__Aim of the exercise__
Give every line back verbatim, dropping all images.

__Given material__
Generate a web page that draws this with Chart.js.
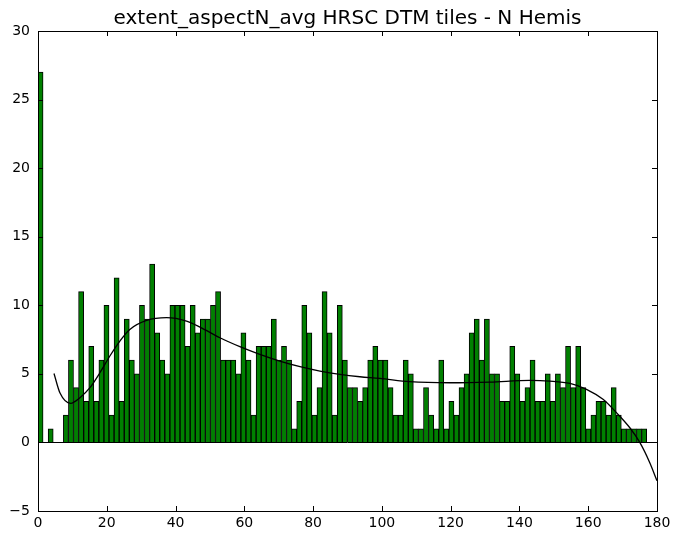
<!DOCTYPE html>
<html>
<head>
<meta charset="utf-8">
<script src="https://cdn.jsdelivr.net/npm/chart.js@4.4.1/dist/chart.umd.min.js"></script>
<style>
  html, body { margin: 0; padding: 0; background: #fff; }
  #hist { display: block; }
</style>
</head>
<body>
<canvas id="hist" width="681" height="545"></canvas>
<script>
// histogram counts, 120 bins from 0 to ~177
const binWidth = 1.475;
const binCounts = [
  27, 0, 1, 0, 0, 2, 6, 4, 11, 3, 7, 3, 6, 10, 2, 12, 3, 9, 6, 5,
  10, 9, 13, 8, 6, 5, 10, 10, 10, 7, 10, 8, 9, 9, 10, 11, 6, 6, 6, 5,
  8, 6, 2, 7, 7, 7, 9, 6, 7, 6, 1, 3, 10, 8, 2, 4, 11, 8, 2, 10,
  6, 4, 4, 3, 4, 6, 7, 6, 6, 4, 2, 2, 6, 5, 1, 1, 4, 2, 1, 6,
  1, 3, 2, 4, 5, 8, 9, 6, 9, 5, 5, 3, 3, 7, 5, 3, 4, 6, 3, 3,
  5, 3, 5, 4, 7, 4, 7, 4, 1, 2, 3, 3, 2, 4, 2, 1, 1, 1, 1, 1
];

// fitted curve
const fitX = [4.65, 6.4, 9.5, 12.2, 15.1, 18, 20.9, 23.8, 26.7, 31.6, 37.4, 43.2, 47.1, 52.9,
  58.7, 64.5, 70.3, 76.2, 82, 87.8, 93.6, 99.4, 108.1, 119.8, 131.4, 143, 148.8, 154.7,
  159.5, 164.3, 168.2, 172.1, 175, 177.9, 180];
const fitY = [5.03, 3.6, 2.85, 3.26, 3.99, 5.08, 6.3, 7.39, 8.24, 8.9, 9.1, 8.85, 8.41, 7.63,
  6.98, 6.42, 5.93, 5.52, 5.2, 4.96, 4.79, 4.67, 4.43, 4.35, 4.4, 4.52, 4.47, 4.3,
  3.87, 3.14, 2.17, 1.07, 0, -1.48, -2.8];

const xTicks = [0, 20, 40, 60, 80, 100, 120, 140, 160, 180];
const yTicks = [-5, 0, 5, 10, 15, 20, 25, 30];

const titleText = "extent_aspectN_avg HRSC DTM tiles - N Hemis";

Chart.defaults.font.family = "'DejaVu Sans', sans-serif";
Chart.defaults.color = "#000";

// frame on all four sides + inward ticks (old matplotlib look)
// title is centred over the plot area, not the whole canvas
const frameTicks = {
  id: "frameTicks",
  afterDatasetsDraw(chart) {
    const { ctx, chartArea: a, scales } = chart;
    const len = 5;
    ctx.save();
    ctx.strokeStyle = "#000";
    ctx.lineWidth = 1;
    ctx.beginPath();
    xTicks.forEach((v) => {
      const px = Math.round(scales.x.getPixelForValue(v)) + 0.5;
      ctx.moveTo(px, a.bottom);
      ctx.lineTo(px, a.bottom - len);
      ctx.moveTo(px, a.top);
      ctx.lineTo(px, a.top + len);
    });
    yTicks.forEach((v) => {
      const py = Math.round(scales.y.getPixelForValue(v)) + 0.5;
      ctx.moveTo(a.left, py);
      ctx.lineTo(a.left + len, py);
      ctx.moveTo(a.right, py);
      ctx.lineTo(a.right - len, py);
    });
    ctx.stroke();
    ctx.strokeRect(Math.round(a.left) + 0.5, Math.round(a.top) + 0.5,
      Math.round(a.right - a.left), Math.round(a.bottom - a.top));

    ctx.fillStyle = "#000";
    ctx.font = "20px 'DejaVu Sans', sans-serif";
    ctx.textAlign = "center";
    ctx.textBaseline = "alphabetic";
    ctx.fillText(titleText, (a.left + a.right) / 2, a.top - 7);
    ctx.restore();
  },
};

const barData = binCounts.map((c, i) => ({ x: i * binWidth + binWidth / 2, y: c }));
const lineData = fitX.map((x, i) => ({ x: x, y: fitY[i] }));

new Chart(document.getElementById("hist"), {
  type: "bar",
  data: {
    datasets: [
      {
        type: "line",
        data: lineData,
        borderColor: "#000",
        borderWidth: 1.3,
        pointRadius: 0,
        cubicInterpolationMode: "monotone",
        order: 0,
      },
      {
        data: barData,
        backgroundColor: "#008000",
        borderColor: "#000",
        borderWidth: 1,
        barPercentage: 1,
        categoryPercentage: 1,
        order: 1,
      },
    ],
  },
  options: {
    responsive: false,
    animation: false,
    devicePixelRatio: 1,
    layout: { padding: { left: 0, right: 24, top: 31, bottom: 0 } },
    plugins: {
      legend: { display: false },
      tooltip: { enabled: false },
      title: { display: false },
    },
    scales: {
      x: {
        type: "linear",
        min: 0,
        max: 180,
        offset: false,
        grid: { display: false, offset: false, drawTicks: false },
        border: { display: false },
        ticks: { stepSize: 20, padding: 4, font: { size: 14 }, maxRotation: 0 },
        afterFit(scale) { scale.height = 34; },
      },
      y: {
        min: -5,
        max: 30,
        grid: {
          drawTicks: false,
          color: (c) => (c.tick && c.tick.value === 0 ? "#000" : "rgba(0,0,0,0)"),
        },
        border: { display: false },
        ticks: {
          stepSize: 5,
          padding: 8,
          font: { size: 14 },
          callback: (v) => String(v).replace("-", "\u2212"),
        },
        afterFit(scale) { scale.width = 38; },
      },
    },
  },
  plugins: [frameTicks],
});
</script>
</body>
</html>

__Completed exercise__
Generate a web page that draws this with Chart.js.
<!DOCTYPE html>
<html>
<head>
<meta charset="utf-8">
<script src="https://cdn.jsdelivr.net/npm/chart.js@4.4.1/dist/chart.umd.min.js"></script>
<style>
  html, body { margin: 0; padding: 0; background: #fff; }
  #hist { display: block; }
</style>
</head>
<body>
<canvas id="hist" width="681" height="545"></canvas>
<script>
// histogram counts, 120 bins from 0 to ~177
const binWidth = 1.475;
const binCounts = [
  27, 0, 1, 0, 0, 2, 6, 4, 11, 3, 7, 3, 6, 10, 2, 12, 3, 9, 6, 5,
  10, 9, 13, 8, 6, 5, 10, 10, 10, 7, 10, 8, 9, 9, 10, 11, 6, 6, 6, 5,
  8, 6, 2, 7, 7, 7, 9, 6, 7, 6, 1, 3, 10, 8, 2, 4, 11, 8, 2, 10,
  6, 4, 4, 3, 4, 6, 7, 6, 6, 4, 2, 2, 6, 5, 1, 1, 4, 2, 1, 6,
  1, 3, 2, 4, 5, 8, 9, 6, 9, 5, 5, 3, 3, 7, 5, 3, 4, 6, 3, 3,
  5, 3, 5, 4, 7, 4, 7, 4, 1, 2, 3, 3, 2, 4, 2, 1, 1, 1, 1, 1
];

// fitted curve
const fitX = [4.65, 6.4, 9.5, 12.2, 15.1, 18, 20.9, 23.8, 26.7, 31.6, 37.4, 43.2, 47.1, 52.9,
  58.7, 64.5, 70.3, 76.2, 82, 87.8, 93.6, 99.4, 108.1, 119.8, 131.4, 143, 148.8, 154.7,
  159.5, 164.3, 168.2, 172.1, 175, 177.9, 180];
const fitY = [5.03, 3.6, 2.85, 3.26, 3.99, 5.08, 6.3, 7.39, 8.24, 8.9, 9.1, 8.85, 8.41, 7.63,
  6.98, 6.42, 5.93, 5.52, 5.2, 4.96, 4.79, 4.67, 4.43, 4.35, 4.4, 4.52, 4.47, 4.3,
  3.87, 3.14, 2.17, 1.07, 0, -1.48, -2.8];

const xTicks = [0, 20, 40, 60, 80, 100, 120, 140, 160, 180];
const yTicks = [-5, 0, 5, 10, 15, 20, 25, 30];

const titleText = "extent_aspectN_avg HRSC DTM tiles - N Hemis";

Chart.defaults.font.family = "'DejaVu Sans', sans-serif";
Chart.defaults.color = "#000";

// frame on all four sides + inward ticks (old matplotlib look)
// title is centred over the plot area, not the whole canvas
const frameTicks = {
  id: "frameTicks",
  afterDatasetsDraw(chart) {
    const { ctx, chartArea: a, scales } = chart;
    const len = 5;
    ctx.save();
    ctx.strokeStyle = "#000";
    ctx.lineWidth = 1;
    ctx.beginPath();
    xTicks.forEach((v) => {
      const px = Math.round(scales.x.getPixelForValue(v)) + 0.5;
      ctx.moveTo(px, a.bottom);
      ctx.lineTo(px, a.bottom - len);
      ctx.moveTo(px, a.top);
      ctx.lineTo(px, a.top + len);
    });
    yTicks.forEach((v) => {
      const py = Math.round(scales.y.getPixelForValue(v)) + 0.5;
      ctx.moveTo(a.left, py);
      ctx.lineTo(a.left + len, py);
      ctx.moveTo(a.right, py);
      ctx.lineTo(a.right - len, py);
    });
    ctx.stroke();
    ctx.strokeRect(Math.round(a.left) + 0.5, Math.round(a.top) + 0.5,
      Math.round(a.right - a.left), Math.round(a.bottom - a.top));

    ctx.fillStyle = "#000";
    ctx.font = "20px 'DejaVu Sans', sans-serif";
    ctx.textAlign = "center";
    ctx.textBaseline = "alphabetic";
    ctx.fillText(titleText, (a.left + a.right) / 2, a.top - 7);
    ctx.restore();
  },
};

const barData = binCounts.map((c, i) => ({ x: i * binWidth + binWidth / 2, y: c }));
const lineData = fitX.map((x, i) => ({ x: x, y: fitY[i] }));

new Chart(document.getElementById("hist"), {
  type: "bar",
  data: {
    datasets: [
      {
        type: "line",
        data: lineData,
        borderColor: "#000",
        borderWidth: 1.3,
        pointRadius: 0,
        cubicInterpolationMode: "monotone",
        order: 0,
      },
      {
        data: barData,
        backgroundColor: "#008000",
        borderColor: "#000",
        borderWidth: 1,
        barPercentage: 1,
        categoryPercentage: 1,
        order: 1,
      },
    ],
  },
  options: {
    responsive: false,
    animation: false,
    devicePixelRatio: 1,
    layout: { padding: { left: 0, right: 24, top: 31, bottom: 0 } },
    plugins: {
      legend: { display: false },
      tooltip: { enabled: false },
      title: { display: false },
    },
    scales: {
      x: {
        type: "linear",
        min: 0,
        max: 180,
        offset: false,
        grid: { display: false, offset: false, drawTicks: false },
        border: { display: false },
        ticks: { stepSize: 20, padding: 4, font: { size: 14 }, maxRotation: 0 },
        afterFit(scale) { scale.height = 34; },
      },
      y: {
        min: -5,
        max: 30,
        grid: {
          drawTicks: false,
          color: (c) => (c.tick && c.tick.value === 0 ? "#000" : "rgba(0,0,0,0)"),
        },
        border: { display: false },
        ticks: {
          stepSize: 5,
          padding: 8,
          font: { size: 14 },
          callback: (v) => String(v).replace("-", "\u2212"),
        },
        afterFit(scale) { scale.width = 38; },
      },
    },
  },
  plugins: [frameTicks],
});
</script>
</body>
</html>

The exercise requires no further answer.